### DATA FOR THE TASK
►

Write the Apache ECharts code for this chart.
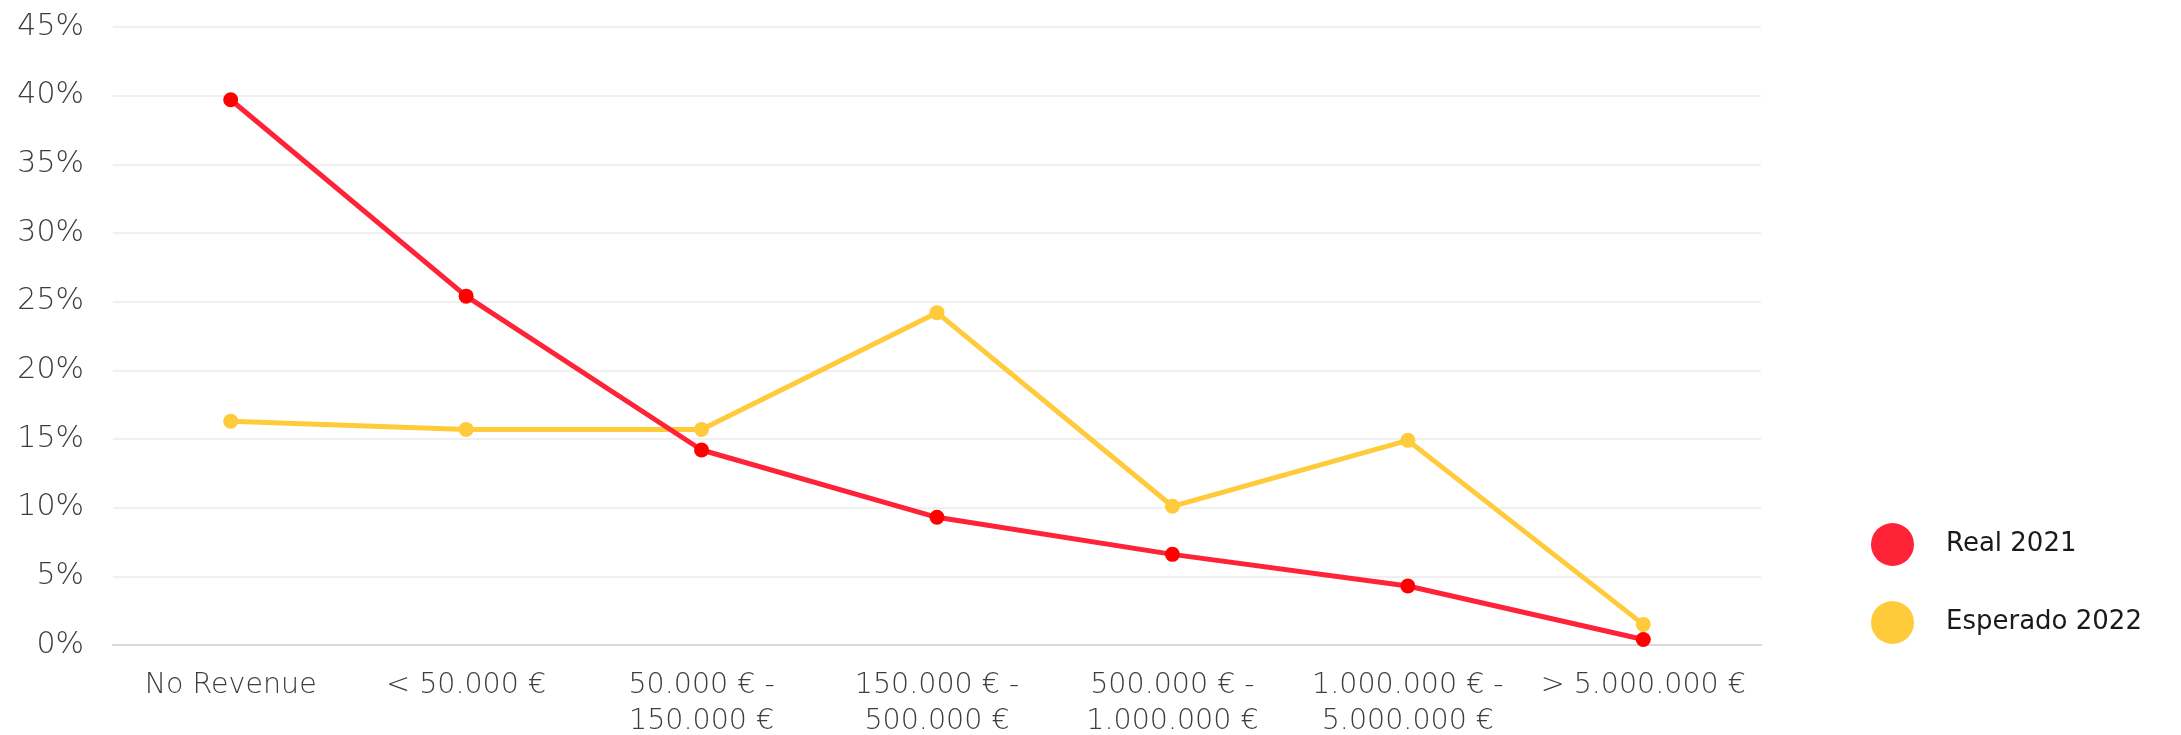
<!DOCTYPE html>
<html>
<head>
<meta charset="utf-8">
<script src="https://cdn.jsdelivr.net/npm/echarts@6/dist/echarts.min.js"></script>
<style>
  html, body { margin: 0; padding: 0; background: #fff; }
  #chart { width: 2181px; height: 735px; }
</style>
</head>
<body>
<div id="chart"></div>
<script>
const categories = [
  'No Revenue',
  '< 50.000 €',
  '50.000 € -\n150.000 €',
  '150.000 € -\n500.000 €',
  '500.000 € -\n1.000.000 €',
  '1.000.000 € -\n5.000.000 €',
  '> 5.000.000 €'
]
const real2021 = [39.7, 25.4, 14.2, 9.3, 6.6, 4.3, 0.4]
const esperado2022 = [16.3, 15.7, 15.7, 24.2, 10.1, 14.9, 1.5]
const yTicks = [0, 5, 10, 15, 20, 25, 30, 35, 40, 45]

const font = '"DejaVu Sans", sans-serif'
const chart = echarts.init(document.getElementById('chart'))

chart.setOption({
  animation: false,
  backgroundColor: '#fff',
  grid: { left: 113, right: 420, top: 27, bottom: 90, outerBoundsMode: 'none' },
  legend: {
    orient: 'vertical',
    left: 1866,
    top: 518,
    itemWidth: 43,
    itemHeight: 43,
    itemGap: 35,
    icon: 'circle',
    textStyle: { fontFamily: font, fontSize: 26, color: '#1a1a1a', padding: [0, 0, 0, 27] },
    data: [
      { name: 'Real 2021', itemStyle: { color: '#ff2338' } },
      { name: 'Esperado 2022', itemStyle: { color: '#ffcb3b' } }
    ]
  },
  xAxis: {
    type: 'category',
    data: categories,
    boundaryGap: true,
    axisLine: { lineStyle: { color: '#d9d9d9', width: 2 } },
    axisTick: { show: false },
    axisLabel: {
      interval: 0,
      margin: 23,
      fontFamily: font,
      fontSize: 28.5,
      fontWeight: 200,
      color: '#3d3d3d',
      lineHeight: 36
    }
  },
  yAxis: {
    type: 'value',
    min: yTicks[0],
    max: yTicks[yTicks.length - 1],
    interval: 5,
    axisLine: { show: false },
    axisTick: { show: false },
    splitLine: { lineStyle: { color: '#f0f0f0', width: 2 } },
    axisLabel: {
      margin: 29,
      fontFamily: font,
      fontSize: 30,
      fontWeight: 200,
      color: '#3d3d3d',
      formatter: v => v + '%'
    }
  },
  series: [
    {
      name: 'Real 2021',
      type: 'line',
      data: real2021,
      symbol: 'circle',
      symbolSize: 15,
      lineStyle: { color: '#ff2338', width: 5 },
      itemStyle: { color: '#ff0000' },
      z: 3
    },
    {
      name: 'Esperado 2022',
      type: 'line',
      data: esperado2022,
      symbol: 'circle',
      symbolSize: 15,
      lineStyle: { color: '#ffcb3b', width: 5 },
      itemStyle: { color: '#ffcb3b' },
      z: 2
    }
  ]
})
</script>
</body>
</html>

◄
►

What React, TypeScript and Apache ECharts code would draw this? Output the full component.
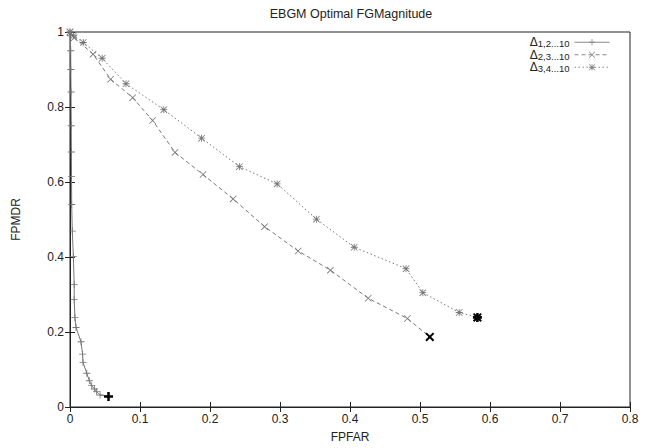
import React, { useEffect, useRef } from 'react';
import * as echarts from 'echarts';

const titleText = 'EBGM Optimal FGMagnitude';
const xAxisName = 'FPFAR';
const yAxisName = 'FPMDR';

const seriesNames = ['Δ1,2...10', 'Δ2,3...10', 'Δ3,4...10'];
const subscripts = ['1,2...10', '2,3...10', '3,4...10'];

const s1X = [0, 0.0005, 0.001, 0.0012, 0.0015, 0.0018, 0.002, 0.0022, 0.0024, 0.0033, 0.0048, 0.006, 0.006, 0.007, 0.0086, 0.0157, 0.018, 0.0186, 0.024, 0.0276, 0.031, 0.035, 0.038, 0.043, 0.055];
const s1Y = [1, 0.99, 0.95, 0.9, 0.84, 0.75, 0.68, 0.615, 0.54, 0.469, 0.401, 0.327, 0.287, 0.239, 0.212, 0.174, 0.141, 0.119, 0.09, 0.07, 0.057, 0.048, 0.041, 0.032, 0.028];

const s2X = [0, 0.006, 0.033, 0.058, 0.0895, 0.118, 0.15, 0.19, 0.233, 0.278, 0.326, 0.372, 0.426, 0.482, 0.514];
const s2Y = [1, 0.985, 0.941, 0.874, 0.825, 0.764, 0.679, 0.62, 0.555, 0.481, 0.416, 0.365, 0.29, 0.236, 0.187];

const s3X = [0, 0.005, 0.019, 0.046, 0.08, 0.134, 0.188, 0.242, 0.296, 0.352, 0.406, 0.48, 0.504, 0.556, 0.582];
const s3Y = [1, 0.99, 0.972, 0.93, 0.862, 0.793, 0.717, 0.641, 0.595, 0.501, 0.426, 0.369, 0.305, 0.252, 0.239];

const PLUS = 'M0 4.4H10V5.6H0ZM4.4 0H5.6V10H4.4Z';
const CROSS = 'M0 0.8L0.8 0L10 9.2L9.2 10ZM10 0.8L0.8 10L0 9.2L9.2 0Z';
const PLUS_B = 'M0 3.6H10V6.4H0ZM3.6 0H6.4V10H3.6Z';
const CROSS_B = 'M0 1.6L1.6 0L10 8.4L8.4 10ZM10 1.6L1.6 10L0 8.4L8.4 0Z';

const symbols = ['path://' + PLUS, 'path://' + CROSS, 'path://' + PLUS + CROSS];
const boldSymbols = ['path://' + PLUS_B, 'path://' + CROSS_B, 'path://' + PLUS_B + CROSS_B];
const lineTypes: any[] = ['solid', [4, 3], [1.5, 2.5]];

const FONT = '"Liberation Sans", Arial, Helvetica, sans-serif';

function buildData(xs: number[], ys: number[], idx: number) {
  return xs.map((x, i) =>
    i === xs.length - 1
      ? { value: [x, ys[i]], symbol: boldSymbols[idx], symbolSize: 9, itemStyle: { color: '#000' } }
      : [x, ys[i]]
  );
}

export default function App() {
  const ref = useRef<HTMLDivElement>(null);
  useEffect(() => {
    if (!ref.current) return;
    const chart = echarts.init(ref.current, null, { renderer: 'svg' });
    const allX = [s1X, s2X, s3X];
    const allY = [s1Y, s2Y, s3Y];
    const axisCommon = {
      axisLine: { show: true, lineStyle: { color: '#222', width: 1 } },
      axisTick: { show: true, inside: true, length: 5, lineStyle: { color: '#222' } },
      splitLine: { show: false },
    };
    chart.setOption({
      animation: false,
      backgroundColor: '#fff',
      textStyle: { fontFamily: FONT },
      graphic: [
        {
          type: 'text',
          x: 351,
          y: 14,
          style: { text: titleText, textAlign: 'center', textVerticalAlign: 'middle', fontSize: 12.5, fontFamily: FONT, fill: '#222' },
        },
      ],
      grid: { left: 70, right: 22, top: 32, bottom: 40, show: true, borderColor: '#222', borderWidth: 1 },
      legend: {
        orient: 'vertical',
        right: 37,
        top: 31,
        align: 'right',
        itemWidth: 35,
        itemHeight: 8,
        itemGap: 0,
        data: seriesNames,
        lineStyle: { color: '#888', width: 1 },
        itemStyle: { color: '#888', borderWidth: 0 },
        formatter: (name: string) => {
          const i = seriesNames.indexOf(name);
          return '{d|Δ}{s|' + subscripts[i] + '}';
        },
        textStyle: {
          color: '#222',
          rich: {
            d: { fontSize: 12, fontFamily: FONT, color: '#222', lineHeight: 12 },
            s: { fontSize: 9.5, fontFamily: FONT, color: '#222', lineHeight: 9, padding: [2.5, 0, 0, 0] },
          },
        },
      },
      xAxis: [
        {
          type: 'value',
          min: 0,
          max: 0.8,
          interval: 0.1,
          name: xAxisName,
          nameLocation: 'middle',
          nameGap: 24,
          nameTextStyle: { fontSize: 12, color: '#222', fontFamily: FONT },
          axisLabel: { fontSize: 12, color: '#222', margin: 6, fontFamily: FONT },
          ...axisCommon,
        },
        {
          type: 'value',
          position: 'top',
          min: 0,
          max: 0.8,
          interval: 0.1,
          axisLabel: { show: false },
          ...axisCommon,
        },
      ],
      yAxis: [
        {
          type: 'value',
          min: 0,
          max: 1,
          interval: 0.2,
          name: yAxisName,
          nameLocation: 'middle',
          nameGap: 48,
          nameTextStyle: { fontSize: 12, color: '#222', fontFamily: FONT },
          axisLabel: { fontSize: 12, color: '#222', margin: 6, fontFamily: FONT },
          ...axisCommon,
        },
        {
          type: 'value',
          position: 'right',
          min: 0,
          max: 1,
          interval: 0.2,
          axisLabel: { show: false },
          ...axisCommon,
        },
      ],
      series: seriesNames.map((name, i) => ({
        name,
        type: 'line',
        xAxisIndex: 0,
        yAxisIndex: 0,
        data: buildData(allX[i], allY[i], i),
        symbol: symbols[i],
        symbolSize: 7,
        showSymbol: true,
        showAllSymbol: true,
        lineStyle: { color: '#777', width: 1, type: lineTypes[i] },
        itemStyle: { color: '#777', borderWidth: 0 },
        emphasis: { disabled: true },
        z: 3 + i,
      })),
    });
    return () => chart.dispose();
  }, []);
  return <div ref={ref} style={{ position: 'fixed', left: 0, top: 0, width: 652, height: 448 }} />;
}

◄

### TASK BRIEF
Reproduce nothing but the lines from the one with "Write the Apache ECharts code for this chart." to the one with "const chart = echarts.init(document.getElementById('chart'))", both lines included, and keep every picture out of the copy.

### SOLUTION TO THIS EXERCISE
Write the Apache ECharts code for this chart.
<!DOCTYPE html>
<html>
<head>
<meta charset="utf-8">
<script src="https://cdn.jsdelivr.net/npm/echarts@6/dist/echarts.min.js"></script>
<style>
  html, body { margin: 0; padding: 0; background: #fff; }
  #chart { width: 2181px; height: 735px; }
</style>
</head>
<body>
<div id="chart"></div>
<script>
const categories = [
  'No Revenue',
  '< 50.000 €',
  '50.000 € -\n150.000 €',
  '150.000 € -\n500.000 €',
  '500.000 € -\n1.000.000 €',
  '1.000.000 € -\n5.000.000 €',
  '> 5.000.000 €'
]
const real2021 = [39.7, 25.4, 14.2, 9.3, 6.6, 4.3, 0.4]
const esperado2022 = [16.3, 15.7, 15.7, 24.2, 10.1, 14.9, 1.5]
const yTicks = [0, 5, 10, 15, 20, 25, 30, 35, 40, 45]

const font = '"DejaVu Sans", sans-serif'
const chart = echarts.init(document.getElementById('chart'))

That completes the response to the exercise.